TASK BRIEF:
Please set down all the lines beneath this one exactly, without the pictures.

SUPPLIED MATERIAL:
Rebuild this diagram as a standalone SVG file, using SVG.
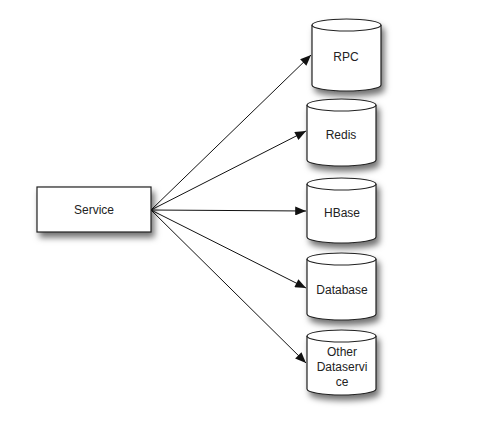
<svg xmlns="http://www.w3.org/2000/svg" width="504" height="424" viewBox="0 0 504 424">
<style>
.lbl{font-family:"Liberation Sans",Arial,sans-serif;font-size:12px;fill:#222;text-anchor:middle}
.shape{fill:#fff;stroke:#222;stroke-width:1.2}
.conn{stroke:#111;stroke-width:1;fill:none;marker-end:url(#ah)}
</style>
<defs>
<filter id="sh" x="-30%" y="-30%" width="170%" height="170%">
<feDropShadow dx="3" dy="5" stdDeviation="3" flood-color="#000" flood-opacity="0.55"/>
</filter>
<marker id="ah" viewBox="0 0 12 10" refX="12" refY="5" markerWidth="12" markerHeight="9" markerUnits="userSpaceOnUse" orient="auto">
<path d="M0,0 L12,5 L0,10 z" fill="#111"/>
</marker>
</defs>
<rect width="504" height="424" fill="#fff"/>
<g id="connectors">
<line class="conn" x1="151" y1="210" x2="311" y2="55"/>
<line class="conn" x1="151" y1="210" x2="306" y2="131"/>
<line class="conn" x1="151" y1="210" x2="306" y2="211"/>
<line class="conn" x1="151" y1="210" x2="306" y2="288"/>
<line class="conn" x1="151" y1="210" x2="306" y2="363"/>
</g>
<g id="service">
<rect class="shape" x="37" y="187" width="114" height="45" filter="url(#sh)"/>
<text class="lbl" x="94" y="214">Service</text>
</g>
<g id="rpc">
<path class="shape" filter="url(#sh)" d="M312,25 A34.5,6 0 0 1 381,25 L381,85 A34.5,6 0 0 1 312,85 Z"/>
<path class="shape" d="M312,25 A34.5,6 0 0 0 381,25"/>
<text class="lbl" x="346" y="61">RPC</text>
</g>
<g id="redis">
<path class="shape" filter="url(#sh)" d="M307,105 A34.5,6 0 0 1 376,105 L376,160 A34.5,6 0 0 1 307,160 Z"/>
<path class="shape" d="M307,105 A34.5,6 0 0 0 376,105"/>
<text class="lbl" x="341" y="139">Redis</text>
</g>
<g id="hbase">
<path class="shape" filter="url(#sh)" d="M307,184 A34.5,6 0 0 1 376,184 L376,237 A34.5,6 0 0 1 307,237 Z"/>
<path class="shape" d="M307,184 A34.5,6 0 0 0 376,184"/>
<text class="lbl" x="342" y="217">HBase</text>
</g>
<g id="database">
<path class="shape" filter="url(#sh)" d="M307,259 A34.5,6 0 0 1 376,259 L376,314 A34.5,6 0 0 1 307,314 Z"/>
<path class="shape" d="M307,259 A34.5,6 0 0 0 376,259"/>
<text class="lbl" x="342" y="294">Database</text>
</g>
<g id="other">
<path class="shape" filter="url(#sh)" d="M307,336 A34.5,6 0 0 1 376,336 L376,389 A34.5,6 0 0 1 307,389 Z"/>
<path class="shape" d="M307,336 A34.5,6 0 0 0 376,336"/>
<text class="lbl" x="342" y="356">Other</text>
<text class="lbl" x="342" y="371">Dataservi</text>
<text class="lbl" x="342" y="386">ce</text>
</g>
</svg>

EXERCISE RESULT:
Rebuild this diagram as a standalone SVG file, using SVG.
<svg xmlns="http://www.w3.org/2000/svg" width="504" height="424" viewBox="0 0 504 424">
<style>
.lbl{font-family:"Liberation Sans",Arial,sans-serif;font-size:12px;fill:#222;text-anchor:middle}
.shape{fill:#fff;stroke:#222;stroke-width:1.2}
.conn{stroke:#111;stroke-width:1;fill:none;marker-end:url(#ah)}
</style>
<defs>
<filter id="sh" x="-30%" y="-30%" width="170%" height="170%">
<feDropShadow dx="3" dy="5" stdDeviation="3" flood-color="#000" flood-opacity="0.55"/>
</filter>
<marker id="ah" viewBox="0 0 12 10" refX="12" refY="5" markerWidth="12" markerHeight="9" markerUnits="userSpaceOnUse" orient="auto">
<path d="M0,0 L12,5 L0,10 z" fill="#111"/>
</marker>
</defs>
<rect width="504" height="424" fill="#fff"/>
<g id="connectors">
<line class="conn" x1="151" y1="210" x2="311" y2="55"/>
<line class="conn" x1="151" y1="210" x2="306" y2="131"/>
<line class="conn" x1="151" y1="210" x2="306" y2="211"/>
<line class="conn" x1="151" y1="210" x2="306" y2="288"/>
<line class="conn" x1="151" y1="210" x2="306" y2="363"/>
</g>
<g id="service">
<rect class="shape" x="37" y="187" width="114" height="45" filter="url(#sh)"/>
<text class="lbl" x="94" y="214">Service</text>
</g>
<g id="rpc">
<path class="shape" filter="url(#sh)" d="M312,25 A34.5,6 0 0 1 381,25 L381,85 A34.5,6 0 0 1 312,85 Z"/>
<path class="shape" d="M312,25 A34.5,6 0 0 0 381,25"/>
<text class="lbl" x="346" y="61">RPC</text>
</g>
<g id="redis">
<path class="shape" filter="url(#sh)" d="M307,105 A34.5,6 0 0 1 376,105 L376,160 A34.5,6 0 0 1 307,160 Z"/>
<path class="shape" d="M307,105 A34.5,6 0 0 0 376,105"/>
<text class="lbl" x="341" y="139">Redis</text>
</g>
<g id="hbase">
<path class="shape" filter="url(#sh)" d="M307,184 A34.5,6 0 0 1 376,184 L376,237 A34.5,6 0 0 1 307,237 Z"/>
<path class="shape" d="M307,184 A34.5,6 0 0 0 376,184"/>
<text class="lbl" x="342" y="217">HBase</text>
</g>
<g id="database">
<path class="shape" filter="url(#sh)" d="M307,259 A34.5,6 0 0 1 376,259 L376,314 A34.5,6 0 0 1 307,314 Z"/>
<path class="shape" d="M307,259 A34.5,6 0 0 0 376,259"/>
<text class="lbl" x="342" y="294">Database</text>
</g>
<g id="other">
<path class="shape" filter="url(#sh)" d="M307,336 A34.5,6 0 0 1 376,336 L376,389 A34.5,6 0 0 1 307,389 Z"/>
<path class="shape" d="M307,336 A34.5,6 0 0 0 376,336"/>
<text class="lbl" x="342" y="356">Other</text>
<text class="lbl" x="342" y="371">Dataservi</text>
<text class="lbl" x="342" y="386">ce</text>
</g>
</svg>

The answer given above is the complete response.